With Braden Smith now a member of the Texans, right tackle is a massive question mark. The selection of Diego Pounds at 156 provides a developmental swing tackle, though he’s more of a pass-protection specialist than a road-grader. Rounding out the class is Maryland safety Jalen Huskey at 249. Huskey is a special teams ace who started 36 games in college. He won’t displace the starters, but he’s the kind of high-IQ player who sticks on a 53-man roster through grit alone.

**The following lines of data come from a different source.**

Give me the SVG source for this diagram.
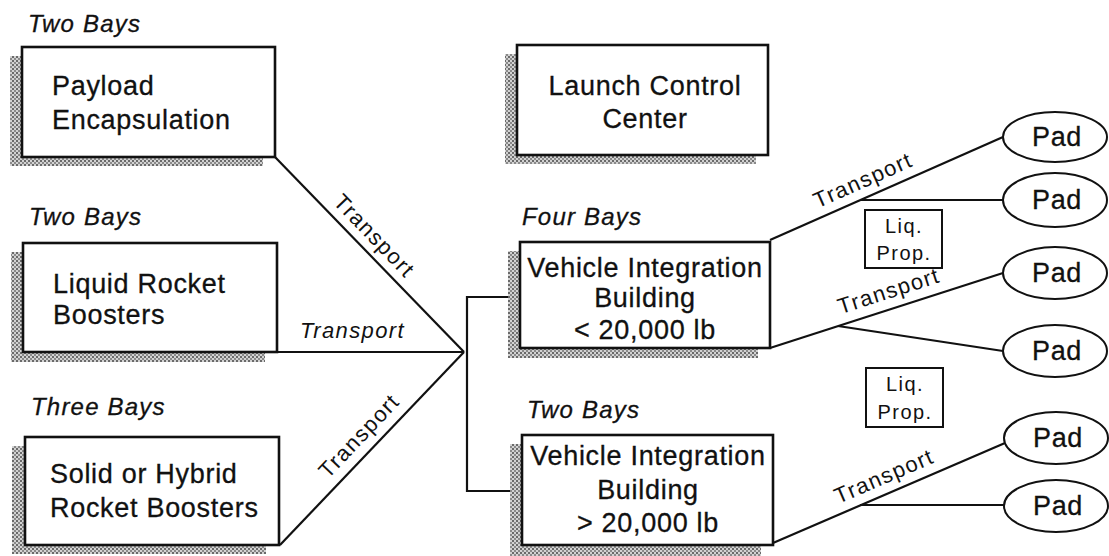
<svg xmlns="http://www.w3.org/2000/svg" width="1109" height="556" viewBox="0 0 1109 556">
<defs>
<pattern id="hatch" width="4" height="4" patternUnits="userSpaceOnUse">
<rect width="4" height="4" fill="#d2d2d2"/>
<rect x="0" y="0" width="2" height="2" fill="#6a6a6a"/>
<rect x="2" y="2" width="2" height="2" fill="#8a8a8a"/>
</pattern>
<style>
.box{fill:#fff;stroke:#111;stroke-width:2.6}
.shadow{fill:url(#hatch)}
.small{fill:#fff;stroke:#111;stroke-width:2}
.pad{fill:#fff;stroke:#111;stroke-width:2}
.line{stroke:#111;stroke-width:2.2;fill:none}
.t{font-family:"Liberation Sans",Arial,sans-serif;font-size:27px;letter-spacing:0.7px;fill:#111;stroke:#111;stroke-width:0.3}
.c{text-anchor:middle}
.lbl{font-family:"Liberation Sans",Arial,sans-serif;font-size:24px;font-style:italic;letter-spacing:1.2px;fill:#111;stroke:#111;stroke-width:0.3}
.tr{font-family:"Liberation Sans",Arial,sans-serif;font-size:22px;font-style:italic;letter-spacing:1.4px;fill:#111}
.tr2{font-family:"Liberation Sans",Arial,sans-serif;font-size:22px;letter-spacing:1.4px;fill:#111;text-anchor:middle}
.lp{font-family:"Liberation Sans",Arial,sans-serif;font-size:20px;letter-spacing:1.4px;fill:#111;text-anchor:middle}
</style>
</defs>
<rect width="1109" height="556" fill="#fff"/>

<g id="connectors">
<line class="line" x1="275" y1="157" x2="464" y2="352"/>
<line class="line" x1="277" y1="352" x2="464" y2="352"/>
<line class="line" x1="280" y1="545" x2="464" y2="352"/>
<polyline class="line" points="520,297 467,297 467,491 522,491"/>
<line class="line" x1="770" y1="240" x2="1003" y2="137"/>
<line class="line" x1="860" y1="200" x2="1003" y2="200"/>
<line class="line" x1="770" y1="348" x2="1003" y2="273"/>
<line class="line" x1="838" y1="326" x2="1003" y2="351"/>
<line class="line" x1="773" y1="543" x2="1005" y2="443"/>
<line class="line" x1="860" y1="505" x2="1005" y2="505"/>
<text class="tr2" transform="translate(369,241) rotate(46)">Transport</text>
<text class="tr" x="300" y="338">Transport</text>
<text class="tr2" transform="translate(364.5,441) rotate(-46.5)">Transport</text>
<text class="tr2" transform="translate(866,187) rotate(-23.9)">Transport</text>
<text class="tr2" transform="translate(891,298) rotate(-17.8)">Transport</text>
<text class="tr2" transform="translate(887,483) rotate(-23.3)">Transport</text>
</g>

<g id="payload">
<text class="lbl" x="28" y="32">Two Bays</text>
<rect class="shadow" x="10" y="56" width="253" height="110"/>
<rect class="box" x="22" y="47" width="253" height="110"/>
<text class="t" x="52" y="95">Payload</text>
<text class="t" x="52" y="129">Encapsulation</text>
</g>

<g id="liquid">
<text class="lbl" x="29" y="225">Two Bays</text>
<rect class="shadow" x="11" y="252" width="254" height="110"/>
<rect class="box" x="23" y="243" width="254" height="109"/>
<text class="t" x="53" y="293">Liquid Rocket</text>
<text class="t" x="53" y="324">Boosters</text>
</g>

<g id="solid">
<text class="lbl" x="31" y="415">Three Bays</text>
<rect class="shadow" x="12" y="446" width="254" height="108"/>
<rect class="box" x="25" y="437" width="254" height="108"/>
<text class="t" x="50" y="483">Solid or Hybrid</text>
<text class="t" x="50" y="517">Rocket Boosters</text>
</g>

<g id="lcc">
<rect class="shadow" x="505" y="54" width="251" height="110"/>
<rect class="box" x="517" y="45" width="251" height="110"/>
<text class="t c" x="645" y="95">Launch Control</text>
<text class="t c" x="645" y="128">Center</text>
</g>

<g id="vib1">
<text class="lbl" x="522" y="225">Four Bays</text>
<rect class="shadow" x="508" y="251" width="250" height="107"/>
<rect class="box" x="520" y="242" width="250" height="106"/>
<text class="t c" x="645" y="277">Vehicle Integration</text>
<text class="t c" x="645" y="307">Building</text>
<text class="t c" x="645" y="339">&lt; 20,000 lb</text>
</g>

<g id="vib2">
<text class="lbl" x="527" y="418">Two Bays</text>
<rect class="shadow" x="510" y="444" width="251" height="112"/>
<rect class="box" x="522" y="435" width="251" height="110"/>
<text class="t c" x="648" y="465">Vehicle Integration</text>
<text class="t c" x="648" y="499">Building</text>
<text class="t c" x="648" y="532">&gt; 20,000 lb</text>
</g>

<g id="liqprop1">
<rect class="small" x="865" y="210" width="77" height="58"/>
<text class="lp" x="904" y="233">Liq.</text>
<text class="lp" x="904" y="260">Prop.</text>
</g>

<g id="liqprop2">
<rect class="small" x="866" y="368" width="77" height="59"/>
<text class="lp" x="905" y="391">Liq.</text>
<text class="lp" x="905" y="419">Prop.</text>
</g>

<g id="pad1"><ellipse class="pad" cx="1055" cy="137" rx="52" ry="25"/><text class="t c" x="1057" y="146">Pad</text></g>
<g id="pad2"><ellipse class="pad" cx="1055" cy="200" rx="52" ry="27"/><text class="t c" x="1057" y="209">Pad</text></g>
<g id="pad3"><ellipse class="pad" cx="1055" cy="273" rx="52" ry="26"/><text class="t c" x="1057" y="282">Pad</text></g>
<g id="pad4"><ellipse class="pad" cx="1055" cy="351" rx="52" ry="26"/><text class="t c" x="1057" y="360">Pad</text></g>
<g id="pad5"><ellipse class="pad" cx="1056" cy="438" rx="52" ry="26"/><text class="t c" x="1058" y="447">Pad</text></g>
<g id="pad6"><ellipse class="pad" cx="1056" cy="506" rx="52" ry="26"/><text class="t c" x="1058" y="515">Pad</text></g>
</svg>
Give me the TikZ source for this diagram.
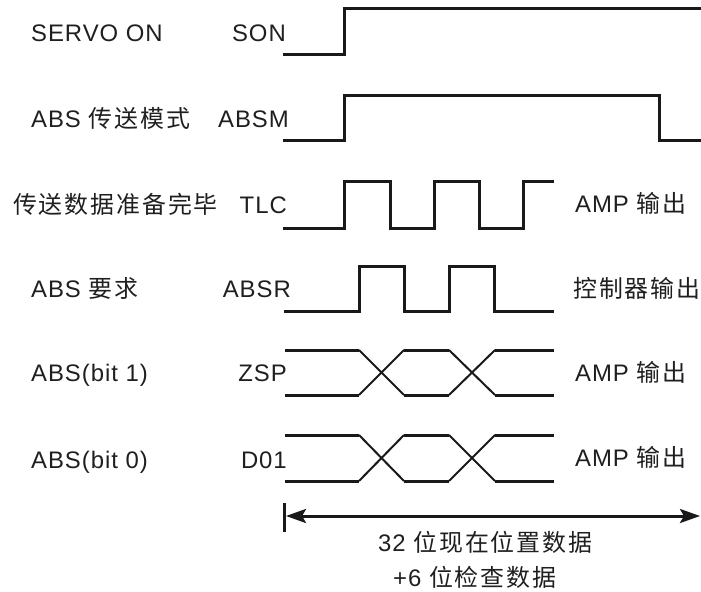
\documentclass[tikz,border=0pt]{standalone}
\usepackage{fontspec}
\setmainfont{Liberation Sans}[LetterSpace=4]
\newfontfamily\cjk{Noto Sans CJK SC}[LetterSpace=8]
\usetikzlibrary{arrows.meta}
\begin{document}
\begin{tikzpicture}[x=1bp,y=-1bp,
  lbl/.style={inner sep=0pt,anchor=base west,text=black!88,font=\fontsize{24}{28}\selectfont},
  sname/.style={inner sep=0pt,anchor=base east,text=black!88,font=\fontsize{24}{28}\selectfont},
  sig/.style={line width=3bp,line join=miter,line cap=butt,black!90},
  crs/.style={line width=2bp,black!90},
  dim/.style={line width=3bp,black!90,{Stealth[length=20bp,width=14bp,inset=4bp]}-{Stealth[length=20bp,width=14bp,inset=4bp]}}]
\useasboundingbox (0,0) rectangle (701,592);
% left labels
\node[lbl] (l1) at (31,42) {SERVO ON};
\node[lbl] (l2) at (31,128) {ABS {\cjk 传送模式}};
\node[lbl] (l3) at (13,213) {{\cjk 传送数据准备完毕}};
\node[lbl] (l4) at (31,297) {ABS {\cjk 要求}};
\node[lbl] (l5) at (31,381) {ABS(bit 1)};
\node[lbl] (l6) at (31,468) {ABS(bit 0)};
% signal names
\node[sname] (n1) at (286,42) {SON};
\node[sname] (n2) at (289,128) {ABSM};
\node[sname] (n3) at (287,213) {TLC};
\node[sname] (n4) at (291,297) {ABSR};
\node[sname] (n5) at (287,381) {ZSP};
\node[sname] (n6) at (287,468) {D01};
% right labels
\node[lbl] (r3) at (575,212) {AMP {\cjk 输出}};
\node[lbl] (r4) at (573,297) {{\cjk 控制器输出}};
\node[lbl] (r5) at (575,381) {AMP {\cjk 输出}};
\node[lbl] (r6) at (575,466) {AMP {\cjk 输出}};
% waveforms
\draw[sig] (283,55) -- (344,55) -- (344,8.5) -- (701,8.5);
\draw[sig] (283,141) -- (344,141) -- (344,96) -- (659,96) -- (659,141) -- (701,141);
\draw[sig] (283,228) -- (344,228) -- (344,182) -- (390,182) -- (390,228) -- (434,228)
  -- (434,182) -- (479,182) -- (479,228) -- (523,228) -- (523,182) -- (554,182);
\draw[sig] (284,311) -- (359,311) -- (359,266) -- (404,266) -- (404,311) -- (449,311)
  -- (449,266) -- (494,266) -- (494,311) -- (554,311);
\foreach \t/\b in {350/395,435/481}{
  \draw[sig] (285,\t) -- (359,\t) (404,\t) -- (449,\t) (495,\t) -- (554,\t);
  \draw[sig] (285,\b) -- (359,\b) (404,\b) -- (449,\b) (495,\b) -- (554,\b);
  \draw[crs] (359,\t) -- (404,\b) (359,\b) -- (404,\t);
  \draw[crs] (449,\t) -- (495,\b) (449,\b) -- (495,\t);
}
% dimension arrow
\coordinate (tickT) at (284.5,503);
\coordinate (tickB) at (284.5,532);
\coordinate (arrL) at (286,516);
\coordinate (arrR) at (700,516);
\draw[line width=3bp,black!90] (tickT) -- (tickB);
\draw[dim] (arrL) -- (arrR);
\node[lbl] (b1) at (378,551) {32 {\cjk 位现在位置数据}};
\node[lbl] (b2) at (393,586) {+6 {\cjk 位检查数据}};
\end{tikzpicture}
\end{document}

“We know how the city felt after that 8-2 start turned into nothing. It was embarrassing. We’re not looking for ‘potential’ anymore; we’re looking for guys who can finish a game when the wind is cutting through Lucas Oil in December.”
— Anonymous Colts Veteran
This draft is a clear admission that the defense failed the offense in 2025. By ignoring offensive skill positions, Ballard is betting the house on Daniel Jones and Alec Pierce justifying their new tax brackets. The AFC South is a gauntlet; the Texans and Jaguars have only improved. If this rookie class—specifically Haulcy and Louis—can’t contribute by Week 1, the Colts risk another mid-season implosion. The lack of a first-round pick means there is zero margin for error in the middle rounds. Expect the Colts to scour the post-draft veteran market for a bridge linebacker before training camp kicks off in Westfield.